In Jekyll and Hyde, Utterson's friendship with Jekyll leads him to investigate Hyde. From the exposition of the novella, Utterson's positive attributes of loyalty are foreshadowed, as he is "inclined to help rather than reprove" and is "the last good influence in the lives of down going men", suggesting that Utterson will stand by his friends even if they are social outcasts or criminals. As a result, we view him as a reliable character. Utterson states that he is "uneasy about poor Jekyll" who appears to be manipulated by Hyde and must "rise and do its bidding", illustrating a tone of jealousy as Utterson wants the best for his friend who holds a "sincere and warm affection" for him in turn. Though Utterson eventually realises that Jekyll is involved in the murder of Carew, Utterson keeps this from the police to protect his friend and uphold his reputation as a Victorian gentleman. Stevenson may be criticising loyalty to friends, suggesting that good intentions may cause corruption and disrupt society.
Similarly, Poole's loyalty to Jekyll results in him pleading for Utterson's help. Pool believes that there has been "foul play" for Jekyll who has "shut himself in the cabinet". Despite the difference in class, Poole is still faithful to Jekyll and views him with high regard. Perhaps Stevenson intends to illustrate the positive attributes of friendship which results in the attempts of Poole and Utterson to save their friend.

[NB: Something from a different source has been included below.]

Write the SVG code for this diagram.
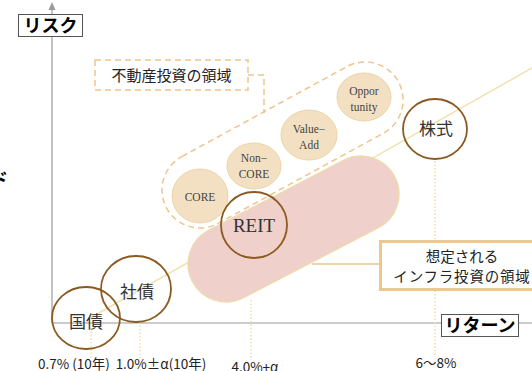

However, Stevenson also illustrates problematic friendships, such as that of Enfield and Utterson. It is suggested that Utterson and Enfield do not enjoy their Sunday walks together, as "it was a nut to crack for many, what these two saw in each other". Their differing opinions in curiosity when "the more it looks like Queer street, the less I ask" also suggest that the pair have little in common. Similarly, this is seen in the relationship between Jekyll and Lanyon. Their estranged relationship is clearly depicted when Lanyon deems Jekyll's work "unscientific balderdash" which would have "estranged Damon and Pythias". Perhaps Stevenson intends to show that friendship is a precious commodity which could have prevented the downfalls of Lanyon and Jekyll, who realises he preferred being "surrounded by friends" as friendship gives life meaning.